Ich habe noch nie einen Song illegal aus dem Netz gezogen. Allerdings habe ich einen Freund, nennen wir ihn „Jott“, der das durchaus tut. „Jott“ ist ein Maniac, sein Flur ist gesäumt von stabilen Metallregalen, darin reihen sich ca. 10000 LPs aneinander, eine Ecke des Wohnzimmers wird dominiert von kleineren Regalen, die ein paar tausend CDs beherbergen. Und dann gibt`s da noch die externe Festplatte. „Jott“ hat das größte Musikarchiv, das ich kenne. Wenn ich ihn 2-3 mal jährlich besuche kann ich mich selten, nein nie, beherrschen. Mein USB-Stick ist immer voll, wenn ich „Jott“ verlasse. Einen Großteil dieser geklauten Musik kenne ich nicht und hätte ich daher auch nicht gekauft, es sind also Entdeckungen. Gerne folge ich dabei „Jotts“ Empfehlungen. Musik, die ich nicht kannte, weil sie im Radio nicht vorkommt oder weil mich niemand darauf aufmerksam gemacht hat. Musik, die ich dann kaufe, auf Vinyl (jawoll) oder als MP3. All das ändert nichts an der strafrechtlichen Relevanz, aber ohne „Jott“ hätte ich viele Sachen niemals kennengelernt und würde kein Geld für Platten oder Konzerte der jeweiligen Musiker ausgeben. Ich gebe jetzt nicht weniger Geld für Musik aus als früher, ohne „Jotts“ Fundus, eher im Gegenteil. Und die Musik, die ich jetzt gespeichert habe, hätte ich mir niemals kaufen können und wollen. Allerdings gehören körperliche Tonträger ohnehin bald der Vergangenheit an. Vielleicht gibt es noch ein paar Nerds, die Platten aus Erdöl kaufen, aber das Gros der Musik wird künftig wohl über Streaming-Dienste gehört, bei denen man für ein paar Euro im Monat Zugriff auf ein Musikarchiv erhält, gegen das das von „Jott“ Pipifax ist. Damit hätte sich dann auch das Problem mit illegalen Downloads erledigt.

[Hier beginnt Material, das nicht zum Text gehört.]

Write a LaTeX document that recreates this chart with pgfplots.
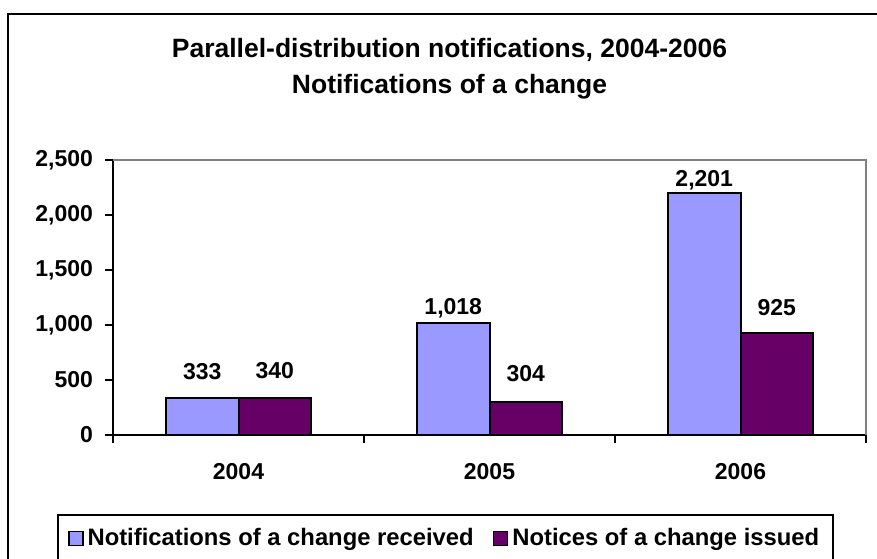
\documentclass[border=0pt]{standalone}
\usepackage{fontspec}
\setmainfont{Liberation Sans}
\usepackage{pgfplots}
\usepackage{pgfplotstable}
\pgfplotsset{compat=1.18}
\definecolor{barblue}{HTML}{9999FF}
\definecolor{barpurple}{HTML}{660066}
\definecolor{axgray}{HTML}{808080}
\newcommand{\lblfont}{\bfseries\fontsize{11.5pt}{13pt}\selectfont}
\newcommand{\legfont}{\bfseries\fontsize{11.9pt}{13pt}\selectfont}
\newcommand{\ttlfont}{\bfseries\fontsize{13.25pt}{15pt}\selectfont}

\pgfplotstableread{
x y
0.5 333
1.5 1018
2.5 2201
}\received
\pgfplotstableread{
x y
0.5 340
1.5 304
2.5 925
}\issued
% label positions (centre of each value label)
\pgfplotstableread{
x y lbl
0.3556 578 333
1.3556 1154 1,018
2.3556 2319 2,201
0.6444 585 340
1.6444 559 304
2.6444 1161 925
}\labels

\begin{document}
\begin{tikzpicture}
\path[use as bounding box] (0,0) rectangle (438.5pt,279pt);
\draw[line width=1pt] (4.2pt,-2pt) -- (4.2pt,272pt) -- (442pt,272pt);
\node[font=\ttlfont, anchor=base, inner sep=0pt] at (224.75pt,250pt) {Parallel-distribution notifications, 2004-2006};
\node[font=\ttlfont, anchor=base, inner sep=0pt] at (224.75pt,232pt) {Notifications of a change};
\begin{axis}[
  at={(56.5pt,61.5pt)}, anchor=south west,
  scale only axis, width=376.5pt, height=137.5pt,
  xmin=0, xmax=3, ymin=0, ymax=2500,
  clip=false,
  axis lines*=left,
  axis line style={-, line width=1pt, black},
  tick align=outside,
  major tick length=4pt,
  tick style={line width=1pt, black},
  xtick={0,1,2,3}, xticklabels={},
  extra x ticks={0.5,1.5,2.5},
  extra x tick labels={2004,2005,2006},
  extra x tick style={major tick length=0pt, xticklabel style={yshift=-10.5pt}},
  ytick={0,500,1000,1500,2000,2500},
  yticklabel style={xshift=-2.5pt},
  scaled y ticks=false,
  /pgf/number format/fixed,
  /pgf/number format/precision=0,
  /pgf/number format/1000 sep={,},
  /pgf/number format/assume math mode=true,
  tick label style={font=\lblfont, text=black},
  legend columns=2,
  legend style={at={(axis description cs:-0.0744,-0.2873)}, anchor=north west,
    draw=black, line width=1pt, font=\legfont, inner xsep=5pt, inner ysep=4.6pt,
    /tikz/every even column/.append style={column sep=7.5pt}},
  legend cell align=left,
]
\draw[axgray, line width=1pt] (rel axis cs:0,1) -- (rel axis cs:1,1) -- (rel axis cs:1,0);
\addplot[ybar, bar width=36.25pt, bar shift=-18.125pt, fill=barblue, draw=black, line width=1pt,
  legend image code/.code={\draw[fill=barblue, draw=black, line width=0.8pt] (0pt,-3.5pt) rectangle (7pt,3.5pt);}]
  table[x=x, y=y] {\received};
\addlegendentry{Notifications of a change received}
\addplot[ybar, bar width=36.25pt, bar shift=18.125pt, fill=barpurple, draw=black, line width=1pt,
  legend image code/.code={\draw[fill=barpurple, draw=black, line width=0.8pt] (0pt,-3.5pt) rectangle (7pt,3.5pt);}]
  table[x=x, y=y] {\issued};
\addlegendentry{Notices of a change issued}
\addplot[only marks, mark=none, draw=none, forget plot,
  nodes near coords, point meta=explicit symbolic,
  every node near coord/.append style={font=\lblfont, text=black, anchor=center, inner sep=0pt}]
  table[x=x, y=y, meta=lbl] {\labels};
\end{axis}
\end{tikzpicture}
\end{document}
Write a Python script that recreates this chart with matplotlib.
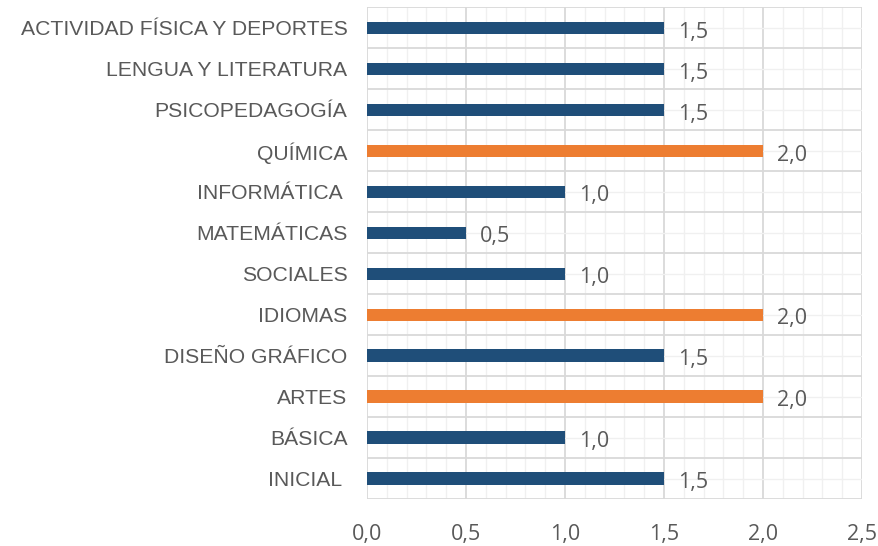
import numpy as np
import matplotlib.pyplot as plt
from matplotlib.ticker import MultipleLocator, FixedLocator

categorias = ["INICIAL ", "BÁSICA", "ARTES", "DISEÑO GRÁFICO", "IDIOMAS", "SOCIALES",
              "MATEMÁTICAS", "INFORMÁTICA ", "QUÍMICA", "PSICOPEDAGOGÍA",
              "LENGUA Y LITERATURA", "ACTIVIDAD FÍSICA Y DEPORTES"]
valores = [1.5, 1.0, 2.0, 1.5, 2.0, 1.0, 0.5, 1.0, 2.0, 1.5, 1.5, 1.5]
ticks_x = [0.0, 0.5, 1.0, 1.5, 2.0, 2.5]

azul = "#1F4E79"
naranja = "#ED7D31"
gris = "#595959"
colores = [naranja if v == max(valores) else azul for v in valores]

fig = plt.figure(figsize=(8.79, 5.46), dpi=100)
ax = fig.add_axes([0.4175, 0.0861, 0.5632, 0.9002])

y = np.arange(len(categorias))
ax.barh(y, valores, height=0.3, color=colores, zorder=3)

for yi, v in zip(y, valores):
    ax.annotate(f"{v:.1f}".replace(".", ","), (v, yi), xytext=(10, -3),
                textcoords="offset points", ha="left", va="center",
                fontsize=15.5, color=gris, fontfamily="Open Sans")

ax.set_xlim(0, 2.5)
ax.set_ylim(-0.5, len(categorias) - 0.5)
ax.xaxis.set_minor_locator(MultipleLocator(0.1))
ax.set_yticks(y)
ax.set_yticklabels(categorias, fontfamily="Liberation Sans", fontsize=15.2, color=gris)
ax.yaxis.set_minor_locator(FixedLocator(np.arange(-0.5, len(categorias), 1.0)))
ax.set_xticks(ticks_x)
ax.set_xticklabels([f"{t:.1f}".replace(".", ",") for t in ticks_x],
                   fontfamily="Open Sans", fontsize=15.5, color=gris)

ax.grid(which="major", axis="x", color="#D9D9D9", lw=1.3, zorder=0)
ax.grid(which="minor", axis="x", color="#F0F0F0", lw=1.0, zorder=0)
ax.grid(which="minor", axis="y", color="#D9D9D9", lw=1.3, zorder=0)
ax.grid(which="major", axis="y", color="#F0F0F0", lw=1.0, zorder=0)
ax.set_axisbelow(True)

for s in ax.spines.values():
    s.set_visible(False)

ax.tick_params(which="both", length=0)
ax.tick_params(axis="y", pad=14)
ax.tick_params(axis="x", pad=18)

fig.savefig("out.png", dpi=100)
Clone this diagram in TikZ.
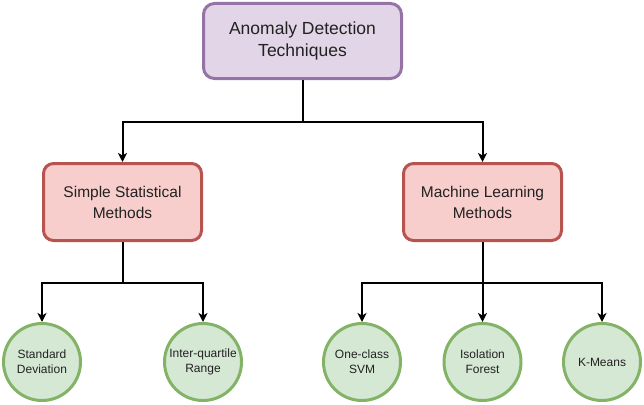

Also, auch ich gehe eher leger mit dem Urheberrecht, das ich verteidige, um. Wenn man sich dann auch regelmäßig bei Twitter, Facebook und Co rumtreibt, verletzt man das Urheberrecht sowieso ständig, auch wenn man das oft gar nicht so genau weiß.

Und wenn ich ab und an mal eine Anthologie herausgebe, bei der die Vorgabe des Verlags aus Kostengründen lautet, einen Großteil der Geschichtensammlung mit gemeinfreien Texten zu bestücken, dann ärgert es mich schon gelegentlich, auf den einen oder anderen Text verzichten zu müssen, weil die Siebzig-Jahres-Frist noch nicht verstrichen ist.

Wenn ich also auf die drei Kategorien der „Zeit“ zurückkomme, dann gehöre ich wohl zu den sog. „Moderatoren“. Irgendwas muss sich ändern und das liegt zwischen „Alles bleibt wie es ist“ und „Ersatzlos streichen“.